• _Collected data_
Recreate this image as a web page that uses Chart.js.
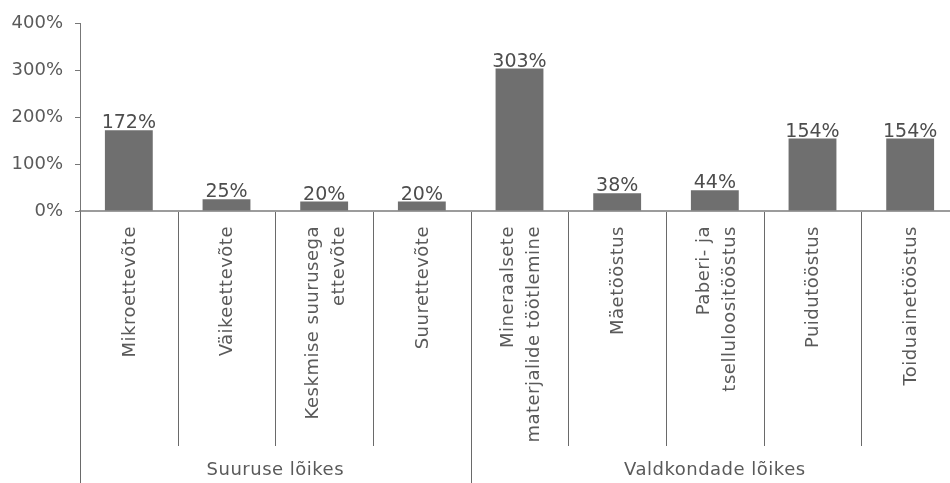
<!DOCTYPE html>
<html>
<head>
<meta charset="utf-8">
<script src="https://cdn.jsdelivr.net/npm/chart.js@4.4.0/dist/chart.umd.min.js"></script>
<style>
  html, body { margin: 0; padding: 0; background: #fff; overflow: hidden; }
  #wrap { width: 950px; height: 483px; overflow: hidden; position: relative; }
  canvas { display: block; }
</style>
</head>
<body>
<div id="wrap"><canvas id="c" width="960" height="483" style="width:960px;height:483px"></canvas></div>
<script>
// ---- data ----
const categories = [
  ['Mikroettevõte'],
  ['Väikeettevõte'],
  ['Keskmise suurusega', 'ettevõte'],
  ['Suurettevõte'],
  ['Mineraalsete', 'materjalide töötlemine'],
  ['Mäetööstus'],
  ['Paberi- ja', 'tselluloositööstus'],
  ['Puidutööstus'],
  ['Toiduainetööstus']
];
const values = [172, 25, 20, 20, 303, 38, 44, 154, 154];
const groupLabels = ['Suuruse lõikes', 'Valdkondade lõikes'];
const groupSizes = [4, 5];
const yTicks = [0, 100, 200, 300, 400];

const FONT = '"DejaVu Sans", Verdana, sans-serif';
const TEXT = '#5a5a5a';

const labelsPlugin = {
  id: 'customLabels',
  afterDraw(chart) {
    const ctx = chart.ctx;
    const x = chart.scales.x;
    const area = chart.chartArea;
    const base = area.bottom;
    const half = (x.getPixelForValue(1) - x.getPixelForValue(0)) / 2;
    ctx.save();
    ctx.strokeStyle = '#6a6a6a';
    ctx.lineWidth = 1;
    const groupBounds = [0];
    let acc = 0;
    groupSizes.forEach(s => { acc += s; groupBounds.push(acc); });
    for (let i = 0; i <= categories.length; i++) {
      const px = Math.round((i < categories.length ? x.getPixelForValue(i) - half : x.getPixelForValue(i - 1) + half)) + 0.5;
      const isGroup = groupBounds.includes(i);
      ctx.beginPath();
      ctx.moveTo(px, base + 1);
      ctx.lineTo(px, isGroup ? 483 : 446);
      ctx.stroke();
    }
    // category labels (rotated)
    ctx.fillStyle = TEXT;
    ctx.font = '18px ' + FONT;
    ctx.letterSpacing = '0.5px';
    const lh = 26;
    categories.forEach((lines, i) => {
      const cx = x.getPixelForValue(i);
      const n = lines.length;
      lines.forEach((line, j) => {
        const off = (j - (n - 1) / 2) * lh + (n > 1 ? 1 : 0);
        ctx.save();
        ctx.translate(cx + off + 1, base + 15);
        ctx.rotate(-Math.PI / 2);
        ctx.textAlign = 'right';
        ctx.textBaseline = 'middle';
        ctx.fillText(line, 0, 0);
        ctx.restore();
      });
    });
    // group labels
    ctx.font = '18px ' + FONT;
    ctx.letterSpacing = '0.5px';
    ctx.textAlign = 'center';
    ctx.textBaseline = 'middle';
    let start = 0;
    groupSizes.forEach((s, g) => {
      const l = x.getPixelForValue(start) - half;
      const r = x.getPixelForValue(start + s - 1) + half;
      ctx.fillText(groupLabels[g], (l + r) / 2, 470);
      start += s;
    });
    ctx.restore();
  },
  afterDatasetsDraw(chart) {
    const ctx = chart.ctx;
    const meta = chart.getDatasetMeta(0);
    ctx.save();
    ctx.fillStyle = '#4d4d4d';
    ctx.font = '19px ' + FONT;
    ctx.textAlign = 'center';
    ctx.textBaseline = 'alphabetic';
    meta.data.forEach((bar, i) => {
      ctx.fillText(values[i] + '%', bar.x, bar.y - 2);
    });
    ctx.restore();
  }
};

new Chart(document.getElementById('c'), {
  type: 'bar',
  data: {
    labels: categories.map(c => c.join(' ')),
    datasets: [{
      data: values,
      backgroundColor: '#6f6f6f',
      borderWidth: 0,
      categoryPercentage: 1.0,
      barPercentage: 0.49
    }]
  },
  options: {
    responsive: false,
    animation: false,
    devicePixelRatio: 1,
    layout: { padding: { top: 23, right: 1, left: 0, bottom: 0 } },
    plugins: { legend: { display: false }, tooltip: { enabled: false } },
    scales: {
      x: {
        ticks: { display: false },
        grid: { display: false },
        border: { display: true, color: '#9c9c9c', width: 2 },
        afterFit(scale) { scale.height = 272; }
      },
      y: {
        min: 0,
        max: 400,
        afterBuildTicks(scale) { scale.ticks = yTicks.map(v => ({ value: v })); },
        ticks: {
          padding: 12,
          color: TEXT,
          font: { family: FONT, size: 18 },
          callback: v => v + '%'
        },
        grid: { display: true, drawOnChartArea: false, drawTicks: true, tickLength: 5, color: '#777' },
        border: { display: true, color: '#777', width: 1 },
        afterFit(scale) { scale.width = 80; }
      }
    }
  },
  plugins: [labelsPlugin]
});
</script>
</body>
</html>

• _Direction_
Give an exact reproduction of every line, leaving out any picture.

• _Completed exercise_
Recreate this image as a web page that uses Chart.js.
<!DOCTYPE html>
<html>
<head>
<meta charset="utf-8">
<script src="https://cdn.jsdelivr.net/npm/chart.js@4.4.0/dist/chart.umd.min.js"></script>
<style>
  html, body { margin: 0; padding: 0; background: #fff; overflow: hidden; }
  #wrap { width: 950px; height: 483px; overflow: hidden; position: relative; }
  canvas { display: block; }
</style>
</head>
<body>
<div id="wrap"><canvas id="c" width="960" height="483" style="width:960px;height:483px"></canvas></div>
<script>
// ---- data ----
const categories = [
  ['Mikroettevõte'],
  ['Väikeettevõte'],
  ['Keskmise suurusega', 'ettevõte'],
  ['Suurettevõte'],
  ['Mineraalsete', 'materjalide töötlemine'],
  ['Mäetööstus'],
  ['Paberi- ja', 'tselluloositööstus'],
  ['Puidutööstus'],
  ['Toiduainetööstus']
];
const values = [172, 25, 20, 20, 303, 38, 44, 154, 154];
const groupLabels = ['Suuruse lõikes', 'Valdkondade lõikes'];
const groupSizes = [4, 5];
const yTicks = [0, 100, 200, 300, 400];

const FONT = '"DejaVu Sans", Verdana, sans-serif';
const TEXT = '#5a5a5a';

const labelsPlugin = {
  id: 'customLabels',
  afterDraw(chart) {
    const ctx = chart.ctx;
    const x = chart.scales.x;
    const area = chart.chartArea;
    const base = area.bottom;
    const half = (x.getPixelForValue(1) - x.getPixelForValue(0)) / 2;
    ctx.save();
    ctx.strokeStyle = '#6a6a6a';
    ctx.lineWidth = 1;
    const groupBounds = [0];
    let acc = 0;
    groupSizes.forEach(s => { acc += s; groupBounds.push(acc); });
    for (let i = 0; i <= categories.length; i++) {
      const px = Math.round((i < categories.length ? x.getPixelForValue(i) - half : x.getPixelForValue(i - 1) + half)) + 0.5;
      const isGroup = groupBounds.includes(i);
      ctx.beginPath();
      ctx.moveTo(px, base + 1);
      ctx.lineTo(px, isGroup ? 483 : 446);
      ctx.stroke();
    }
    // category labels (rotated)
    ctx.fillStyle = TEXT;
    ctx.font = '18px ' + FONT;
    ctx.letterSpacing = '0.5px';
    const lh = 26;
    categories.forEach((lines, i) => {
      const cx = x.getPixelForValue(i);
      const n = lines.length;
      lines.forEach((line, j) => {
        const off = (j - (n - 1) / 2) * lh + (n > 1 ? 1 : 0);
        ctx.save();
        ctx.translate(cx + off + 1, base + 15);
        ctx.rotate(-Math.PI / 2);
        ctx.textAlign = 'right';
        ctx.textBaseline = 'middle';
        ctx.fillText(line, 0, 0);
        ctx.restore();
      });
    });
    // group labels
    ctx.font = '18px ' + FONT;
    ctx.letterSpacing = '0.5px';
    ctx.textAlign = 'center';
    ctx.textBaseline = 'middle';
    let start = 0;
    groupSizes.forEach((s, g) => {
      const l = x.getPixelForValue(start) - half;
      const r = x.getPixelForValue(start + s - 1) + half;
      ctx.fillText(groupLabels[g], (l + r) / 2, 470);
      start += s;
    });
    ctx.restore();
  },
  afterDatasetsDraw(chart) {
    const ctx = chart.ctx;
    const meta = chart.getDatasetMeta(0);
    ctx.save();
    ctx.fillStyle = '#4d4d4d';
    ctx.font = '19px ' + FONT;
    ctx.textAlign = 'center';
    ctx.textBaseline = 'alphabetic';
    meta.data.forEach((bar, i) => {
      ctx.fillText(values[i] + '%', bar.x, bar.y - 2);
    });
    ctx.restore();
  }
};

new Chart(document.getElementById('c'), {
  type: 'bar',
  data: {
    labels: categories.map(c => c.join(' ')),
    datasets: [{
      data: values,
      backgroundColor: '#6f6f6f',
      borderWidth: 0,
      categoryPercentage: 1.0,
      barPercentage: 0.49
    }]
  },
  options: {
    responsive: false,
    animation: false,
    devicePixelRatio: 1,
    layout: { padding: { top: 23, right: 1, left: 0, bottom: 0 } },
    plugins: { legend: { display: false }, tooltip: { enabled: false } },
    scales: {
      x: {
        ticks: { display: false },
        grid: { display: false },
        border: { display: true, color: '#9c9c9c', width: 2 },
        afterFit(scale) { scale.height = 272; }
      },
      y: {
        min: 0,
        max: 400,
        afterBuildTicks(scale) { scale.ticks = yTicks.map(v => ({ value: v })); },
        ticks: {
          padding: 12,
          color: TEXT,
          font: { family: FONT, size: 18 },
          callback: v => v + '%'
        },
        grid: { display: true, drawOnChartArea: false, drawTicks: true, tickLength: 5, color: '#777' },
        border: { display: true, color: '#777', width: 1 },
        afterFit(scale) { scale.width = 80; }
      }
    }
  },
  plugins: [labelsPlugin]
});
</script>
</body>
</html>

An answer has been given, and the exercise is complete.